Required task
Identify each line holding the string "matplotlib" and copy it.

Supplied material
* * * * * * * * *

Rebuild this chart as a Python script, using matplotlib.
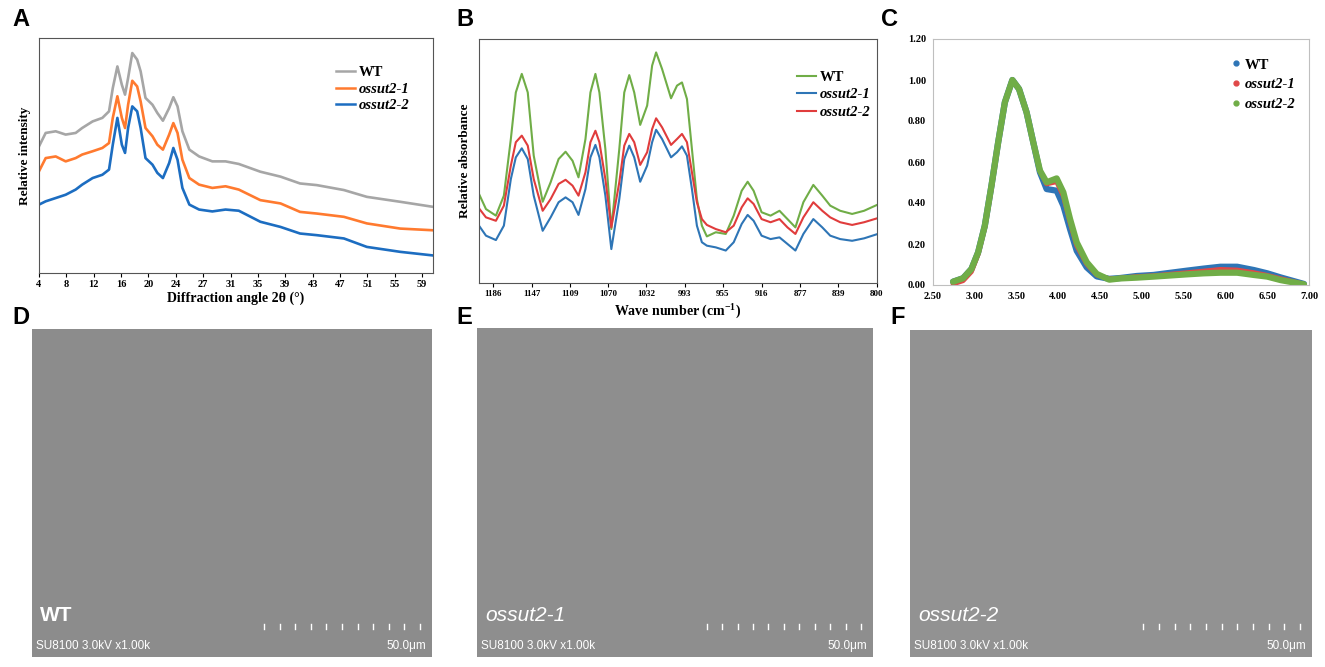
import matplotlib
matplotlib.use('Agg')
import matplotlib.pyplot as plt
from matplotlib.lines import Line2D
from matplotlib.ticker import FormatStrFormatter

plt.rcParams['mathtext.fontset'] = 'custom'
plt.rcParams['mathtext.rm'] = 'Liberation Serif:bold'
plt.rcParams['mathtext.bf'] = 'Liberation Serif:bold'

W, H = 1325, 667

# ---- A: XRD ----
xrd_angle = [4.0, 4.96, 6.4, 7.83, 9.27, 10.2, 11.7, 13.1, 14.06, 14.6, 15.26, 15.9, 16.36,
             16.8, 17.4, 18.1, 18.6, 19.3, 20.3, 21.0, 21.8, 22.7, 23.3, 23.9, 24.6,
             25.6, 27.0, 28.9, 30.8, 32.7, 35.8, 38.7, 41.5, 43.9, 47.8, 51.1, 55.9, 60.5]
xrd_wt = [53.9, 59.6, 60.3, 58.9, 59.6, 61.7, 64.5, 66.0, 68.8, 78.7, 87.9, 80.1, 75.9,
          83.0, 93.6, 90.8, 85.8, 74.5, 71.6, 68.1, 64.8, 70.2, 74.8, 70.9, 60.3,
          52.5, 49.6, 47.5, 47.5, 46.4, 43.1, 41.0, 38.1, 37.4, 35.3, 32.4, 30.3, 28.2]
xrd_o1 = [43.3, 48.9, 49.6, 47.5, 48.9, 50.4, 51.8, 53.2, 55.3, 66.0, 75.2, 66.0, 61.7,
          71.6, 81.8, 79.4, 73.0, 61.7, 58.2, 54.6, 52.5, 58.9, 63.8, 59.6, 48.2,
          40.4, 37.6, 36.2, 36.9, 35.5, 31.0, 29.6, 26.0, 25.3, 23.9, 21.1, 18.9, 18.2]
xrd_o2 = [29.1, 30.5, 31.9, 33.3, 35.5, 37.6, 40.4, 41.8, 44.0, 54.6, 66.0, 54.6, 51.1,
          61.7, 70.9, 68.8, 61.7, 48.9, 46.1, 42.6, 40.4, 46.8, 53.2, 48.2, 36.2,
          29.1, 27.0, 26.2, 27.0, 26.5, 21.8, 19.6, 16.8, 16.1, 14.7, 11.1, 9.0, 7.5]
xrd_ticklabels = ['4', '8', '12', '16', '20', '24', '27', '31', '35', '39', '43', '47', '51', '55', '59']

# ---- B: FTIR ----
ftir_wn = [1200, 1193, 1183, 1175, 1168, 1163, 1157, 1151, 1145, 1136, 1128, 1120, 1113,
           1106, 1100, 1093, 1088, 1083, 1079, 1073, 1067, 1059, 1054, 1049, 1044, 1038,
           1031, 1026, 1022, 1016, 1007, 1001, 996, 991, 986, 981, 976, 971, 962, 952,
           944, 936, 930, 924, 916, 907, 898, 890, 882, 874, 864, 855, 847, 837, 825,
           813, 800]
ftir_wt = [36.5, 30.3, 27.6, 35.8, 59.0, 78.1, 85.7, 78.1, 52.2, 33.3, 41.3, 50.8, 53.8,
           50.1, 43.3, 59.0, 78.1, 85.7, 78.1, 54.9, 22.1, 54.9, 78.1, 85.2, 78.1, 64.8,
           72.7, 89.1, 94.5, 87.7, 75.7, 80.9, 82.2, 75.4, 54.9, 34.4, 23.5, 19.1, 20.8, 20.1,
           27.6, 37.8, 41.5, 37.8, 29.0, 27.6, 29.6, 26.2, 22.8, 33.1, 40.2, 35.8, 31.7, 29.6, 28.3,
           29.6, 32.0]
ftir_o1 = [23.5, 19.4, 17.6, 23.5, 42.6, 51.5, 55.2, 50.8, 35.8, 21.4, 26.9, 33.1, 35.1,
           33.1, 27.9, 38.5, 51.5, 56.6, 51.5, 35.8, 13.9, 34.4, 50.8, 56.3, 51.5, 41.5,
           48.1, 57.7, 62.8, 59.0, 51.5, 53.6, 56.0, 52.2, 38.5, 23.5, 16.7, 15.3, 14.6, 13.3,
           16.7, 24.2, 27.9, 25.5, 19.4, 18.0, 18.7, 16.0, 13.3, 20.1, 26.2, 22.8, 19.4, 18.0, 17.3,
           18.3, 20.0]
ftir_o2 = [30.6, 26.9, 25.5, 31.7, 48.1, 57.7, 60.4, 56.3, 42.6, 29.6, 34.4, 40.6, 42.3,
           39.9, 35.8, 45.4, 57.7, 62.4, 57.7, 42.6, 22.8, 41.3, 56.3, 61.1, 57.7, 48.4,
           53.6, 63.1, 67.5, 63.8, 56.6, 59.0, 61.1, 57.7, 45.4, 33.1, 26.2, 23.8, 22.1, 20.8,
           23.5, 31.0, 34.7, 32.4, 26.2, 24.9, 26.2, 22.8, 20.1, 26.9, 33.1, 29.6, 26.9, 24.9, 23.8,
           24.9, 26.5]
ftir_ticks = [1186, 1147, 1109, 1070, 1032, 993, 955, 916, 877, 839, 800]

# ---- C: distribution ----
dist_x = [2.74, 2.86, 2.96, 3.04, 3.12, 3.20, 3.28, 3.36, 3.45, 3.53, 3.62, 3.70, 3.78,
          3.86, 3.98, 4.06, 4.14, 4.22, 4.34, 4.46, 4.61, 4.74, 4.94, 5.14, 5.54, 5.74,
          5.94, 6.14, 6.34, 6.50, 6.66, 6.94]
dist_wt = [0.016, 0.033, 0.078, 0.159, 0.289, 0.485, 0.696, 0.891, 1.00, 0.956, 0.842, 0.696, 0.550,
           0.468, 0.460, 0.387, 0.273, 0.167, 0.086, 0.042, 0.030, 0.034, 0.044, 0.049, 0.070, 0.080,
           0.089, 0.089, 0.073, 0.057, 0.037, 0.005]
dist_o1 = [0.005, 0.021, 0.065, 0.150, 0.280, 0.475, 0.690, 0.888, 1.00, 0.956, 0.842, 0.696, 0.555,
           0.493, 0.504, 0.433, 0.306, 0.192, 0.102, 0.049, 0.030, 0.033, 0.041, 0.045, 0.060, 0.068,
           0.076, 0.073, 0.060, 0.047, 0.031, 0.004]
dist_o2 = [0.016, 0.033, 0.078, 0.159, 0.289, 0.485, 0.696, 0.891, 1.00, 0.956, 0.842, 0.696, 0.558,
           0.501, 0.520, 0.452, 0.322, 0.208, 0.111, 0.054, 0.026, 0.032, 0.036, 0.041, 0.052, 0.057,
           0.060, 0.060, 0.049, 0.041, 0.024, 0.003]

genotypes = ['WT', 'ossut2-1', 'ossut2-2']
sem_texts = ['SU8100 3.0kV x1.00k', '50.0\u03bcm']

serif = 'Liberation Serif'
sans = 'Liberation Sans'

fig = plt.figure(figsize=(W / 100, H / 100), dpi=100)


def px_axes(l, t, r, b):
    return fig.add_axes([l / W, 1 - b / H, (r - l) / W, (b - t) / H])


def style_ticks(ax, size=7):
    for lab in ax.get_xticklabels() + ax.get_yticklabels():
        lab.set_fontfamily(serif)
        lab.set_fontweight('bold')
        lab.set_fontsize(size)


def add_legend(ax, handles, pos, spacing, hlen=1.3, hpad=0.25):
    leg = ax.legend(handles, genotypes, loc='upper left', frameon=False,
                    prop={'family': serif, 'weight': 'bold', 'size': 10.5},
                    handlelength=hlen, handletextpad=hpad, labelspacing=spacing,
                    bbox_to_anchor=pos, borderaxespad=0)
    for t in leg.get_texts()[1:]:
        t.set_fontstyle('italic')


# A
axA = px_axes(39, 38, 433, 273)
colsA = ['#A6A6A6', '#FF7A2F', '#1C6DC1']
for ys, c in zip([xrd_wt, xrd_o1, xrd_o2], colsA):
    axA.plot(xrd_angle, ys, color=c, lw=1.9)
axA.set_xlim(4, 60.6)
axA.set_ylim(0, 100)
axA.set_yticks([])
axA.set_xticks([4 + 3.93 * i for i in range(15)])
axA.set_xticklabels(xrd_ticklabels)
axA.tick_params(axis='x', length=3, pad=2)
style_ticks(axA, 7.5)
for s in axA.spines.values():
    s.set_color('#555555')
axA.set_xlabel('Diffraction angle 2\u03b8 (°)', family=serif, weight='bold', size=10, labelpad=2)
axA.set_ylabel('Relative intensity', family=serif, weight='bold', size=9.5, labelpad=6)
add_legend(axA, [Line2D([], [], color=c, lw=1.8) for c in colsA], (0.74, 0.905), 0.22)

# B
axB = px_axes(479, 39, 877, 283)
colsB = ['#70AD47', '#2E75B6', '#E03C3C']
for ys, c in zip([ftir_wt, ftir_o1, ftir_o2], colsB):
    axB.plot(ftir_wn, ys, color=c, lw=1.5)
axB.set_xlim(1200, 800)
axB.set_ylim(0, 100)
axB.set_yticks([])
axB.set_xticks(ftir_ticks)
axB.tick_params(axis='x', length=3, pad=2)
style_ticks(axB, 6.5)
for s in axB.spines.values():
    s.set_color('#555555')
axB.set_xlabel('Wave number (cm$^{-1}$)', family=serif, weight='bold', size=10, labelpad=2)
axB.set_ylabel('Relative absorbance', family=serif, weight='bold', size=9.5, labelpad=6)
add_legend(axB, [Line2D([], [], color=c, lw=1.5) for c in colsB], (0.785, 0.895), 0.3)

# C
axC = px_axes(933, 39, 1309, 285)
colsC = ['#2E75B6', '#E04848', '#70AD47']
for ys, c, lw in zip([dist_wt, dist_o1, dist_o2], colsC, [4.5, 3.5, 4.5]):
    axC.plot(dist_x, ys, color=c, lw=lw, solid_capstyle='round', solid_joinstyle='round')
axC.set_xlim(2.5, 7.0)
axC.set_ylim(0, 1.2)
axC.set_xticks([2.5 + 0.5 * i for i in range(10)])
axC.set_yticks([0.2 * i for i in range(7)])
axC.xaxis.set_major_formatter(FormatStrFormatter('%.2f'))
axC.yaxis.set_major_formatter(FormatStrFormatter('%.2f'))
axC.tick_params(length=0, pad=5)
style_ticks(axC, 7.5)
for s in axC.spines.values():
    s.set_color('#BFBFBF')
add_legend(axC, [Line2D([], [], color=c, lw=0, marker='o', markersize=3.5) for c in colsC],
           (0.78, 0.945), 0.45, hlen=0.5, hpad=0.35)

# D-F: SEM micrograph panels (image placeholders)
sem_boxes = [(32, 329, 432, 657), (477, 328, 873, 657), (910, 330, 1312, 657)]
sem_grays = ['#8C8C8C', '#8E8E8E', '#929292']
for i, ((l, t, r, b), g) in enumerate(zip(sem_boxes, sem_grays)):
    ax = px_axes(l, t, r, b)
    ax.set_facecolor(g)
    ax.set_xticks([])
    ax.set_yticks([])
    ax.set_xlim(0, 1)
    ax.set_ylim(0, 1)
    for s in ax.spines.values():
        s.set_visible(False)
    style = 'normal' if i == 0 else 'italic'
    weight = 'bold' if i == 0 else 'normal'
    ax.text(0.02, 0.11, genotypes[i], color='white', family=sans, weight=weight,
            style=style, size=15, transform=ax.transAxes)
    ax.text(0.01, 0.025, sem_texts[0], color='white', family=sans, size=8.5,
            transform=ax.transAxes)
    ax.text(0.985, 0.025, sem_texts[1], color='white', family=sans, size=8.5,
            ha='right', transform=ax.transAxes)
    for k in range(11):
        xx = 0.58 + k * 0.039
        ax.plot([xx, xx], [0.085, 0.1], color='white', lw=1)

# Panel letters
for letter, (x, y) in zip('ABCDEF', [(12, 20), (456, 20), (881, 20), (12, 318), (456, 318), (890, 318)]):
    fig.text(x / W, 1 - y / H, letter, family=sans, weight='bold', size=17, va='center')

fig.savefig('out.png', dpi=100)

* * * * * * * * *

Task result
Rebuild this chart as a Python script, using matplotlib.
import matplotlib
matplotlib.use('Agg')
import matplotlib.pyplot as plt
from matplotlib.lines import Line2D
from matplotlib.ticker import FormatStrFormatter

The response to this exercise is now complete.